What Can I Do To Improve Poor Indoor Air Quality?
Using an efficient air cleaner is a good first step to take in improving indoor air quality. Since the job of an air cleaner is to remove particles from the air, this can greatly reduce many contaminants. Good cleaning practices such as dusting and vacuuming often can also help.
The effectiveness of an air cleaner depends on the following factors:
- How well it collects pollutants from the air (Measured by MERV - Minimum Efficiency Reporting Value);
- How much air it draws through the cleaning or filtering element (cubic feet per minute) and
- Whether it removes particles, gases or both. - The Lennox PureAir addresses all three categories of air contaminants
The American Lung Association states that "HEPA filters are the most efficient mechanical filters for removing small particles which can be breathed deep into the lungs. The highest efficiency air cleaners, widely available today, remove 0.3 micron (1 micron = 1 millionth of a meter) sized particles at a minimum of 99.97% efficiency."
To minimize particles that contribute to poor indoor air quality, clean often and effectively. An electrostatic or damp cloth are best for keeping dust from becoming airborne again. Dusting tools designed for particular jobs can make the task easier. In addition, using a vacuum with a HEPA filter or an allergen bag can help improve indoor air quality because allergen and other particles are contained in the vacuum instead of being expelled back into the room through the exhaust. in addition, a high MERV rated furnace filter can also help capture particles from the air.
Tools For Improving Indoor Air Quality
Weatherizing your home is important to your comfort and pocketbook, but it is also important to consider what your indoor air might be doing to your health. As you take measures to seal your home against the cold such as caulking and installing storm doors and better windows, also take measures to reduce the particles and other pollutants that are being trapped indoors by controlling the sources of indoor pollutants, using the tools below, and being aware of the quality of the air you are breathing in your home.
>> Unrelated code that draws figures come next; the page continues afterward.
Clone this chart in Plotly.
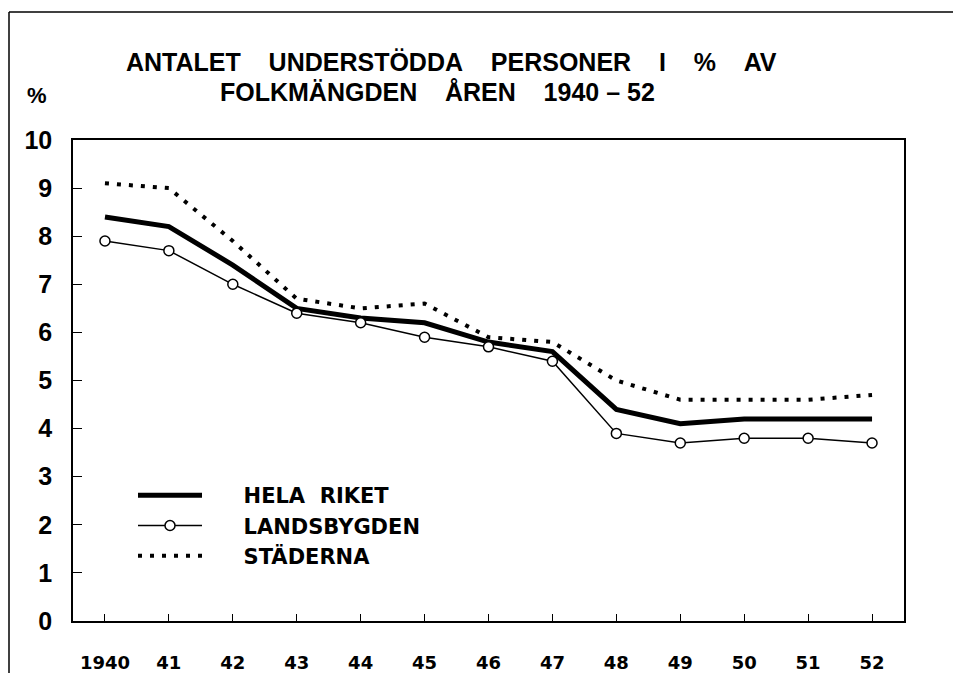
import plotly.graph_objects as go

years = [1940, 1941, 1942, 1943, 1944, 1945, 1946, 1947, 1948, 1949, 1950, 1951, 1952]
year_labels = ["1940", "41", "42", "43", "44", "45", "46", "47", "48", "49", "50", "51", "52"]
hela_riket = [8.4, 8.2, 7.4, 6.5, 6.3, 6.2, 5.8, 5.6, 4.4, 4.1, 4.2, 4.2, 4.2]
landsbygden = [7.9, 7.7, 7.0, 6.4, 6.2, 5.9, 5.7, 5.4, 3.9, 3.7, 3.8, 3.8, 3.7]
staderna = [9.1, 9.0, 7.9, 6.7, 6.5, 6.6, 5.9, 5.8, 5.0, 4.6, 4.6, 4.6, 4.7]
y_ticks = [0, 1, 2, 3, 4, 5, 6, 7, 8, 9, 10]

FONT = "Liberation Sans, Arial, sans-serif"
WIDE = "DejaVu Sans, Verdana, sans-serif"
NB = "\u00a0"
PAD = NB * 5

fig = go.Figure()
fig.add_trace(go.Scatter(x=years, y=hela_riket, name=PAD + "HELA" + NB * 2 + "RIKET", mode="lines",
                         line=dict(color="black", width=5)))
fig.add_trace(go.Scatter(x=years, y=landsbygden, name=PAD + "LANDSBYGDEN", mode="lines+markers",
                         line=dict(color="black", width=1.5),
                         marker=dict(symbol="circle", size=10, color="white",
                                     line=dict(color="black", width=1.5))))
fig.add_trace(go.Scatter(x=years, y=staderna, name=PAD + "STÄDERNA", mode="lines",
                         line=dict(color="black", width=4, dash="4px,8px")))

# page offset caused by default body margin
OFF = 8
W, H = 962 - 2 * OFF, 681 - 2 * OFF
L, R, T, B = 65, 50, 132, 52
pw, ph = W - L - R, H - T - B


def px(x):  # page pixel x -> paper
    return (x - OFF - L) / pw


def py(y):  # page pixel y -> paper
    return (OFF + H - B - y) / ph


fig.update_layout(
    width=W, height=H,
    margin=dict(l=L, r=R, t=T, b=B, autoexpand=False),
    paper_bgcolor="white", plot_bgcolor="white",
    showlegend=True,
    legend=dict(x=px(133), y=py(475), xanchor="left", yanchor="top",
                font=dict(family=WIDE, size=21, color="black", weight="bold"),
                bgcolor="rgba(0,0,0,0)", itemwidth=64, tracegroupgap=0),
    xaxis=dict(range=[1939.5, 1952.5], tickmode="array", tickvals=years, ticktext=year_labels,
               showline=True, linecolor="black", linewidth=1.5, mirror=True, automargin=False,
               ticks="inside", ticklen=7, tickcolor="black", tickwidth=1,
               showgrid=False, zeroline=False, ticklabelstandoff=25,
               tickfont=dict(family=WIDE, size=18, color="black", weight="bold")),
    yaxis=dict(range=[0, 10], tickmode="array", tickvals=y_ticks,
               showline=True, linecolor="black", linewidth=1.5, mirror=True, automargin=False,
               ticks="inside", ticklen=9, tickcolor="black", tickwidth=1,
               showgrid=False, zeroline=False, ticklabelstandoff=14,
               tickfont=dict(family=FONT, size=25, color="black", weight="bold")),
    annotations=[
        dict(text=(NB * 4).join(["ANTALET", "UNDERSTÖDDA", "PERSONER", "I", "%", "AV"]),
             x=px(451), y=py(62), xref="paper", yref="paper", showarrow=False,
             xanchor="center", yanchor="middle",
             font=dict(family=FONT, size=25, color="black", weight="bold")),
        dict(text="FOLKMÄNGDEN" + NB * 4 + "ÅREN" + NB * 4 + "1940" + NB + "–" + NB + "52",
             x=px(437), y=py(92), xref="paper", yref="paper", showarrow=False,
             xanchor="center", yanchor="middle",
             font=dict(family=FONT, size=25, color="black", weight="bold")),
        dict(text="%", x=px(37), y=py(95), xref="paper", yref="paper", showarrow=False,
             xanchor="center", yanchor="middle",
             font=dict(family=FONT, size=22, color="black", weight="bold")),
    ],
    shapes=[
        dict(type="line", xref="paper", yref="paper", x0=px(9), x1=px(9), y0=py(12), y1=py(673),
             line=dict(color="black", width=1.5)),
        dict(type="line", xref="paper", yref="paper", x0=px(9), x1=px(953), y0=py(12), y1=py(12),
             line=dict(color="black", width=1.5)),
    ],
)

fig.write_html("out.html", config=dict(displayModeBar=False))
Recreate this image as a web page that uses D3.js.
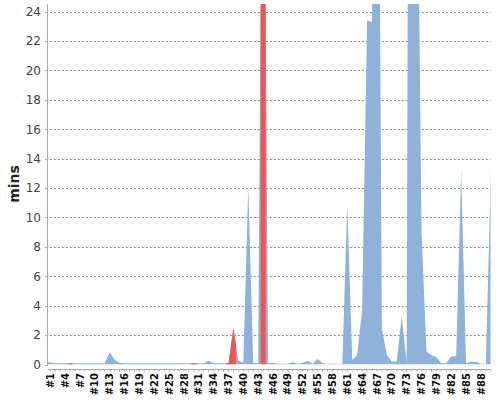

- Install a high grade air filter
- Ensure adequate ventilation which can reduce concentrations of VOC's and particulate pollutants. Heat Recovery Ventilators can perform this function, while retaining up to 95% of the heat in your home, reducing energy costs, while maintaining higher levels of indoor air quality
- identify and eliminate the source of pollutants, like damp areas in the home, and storing chemicals in an area where they cannot enter your home.
- Regular Duct Cleaning can ensure contaminants do not build up in your ductwork, just to be redistributed through your home.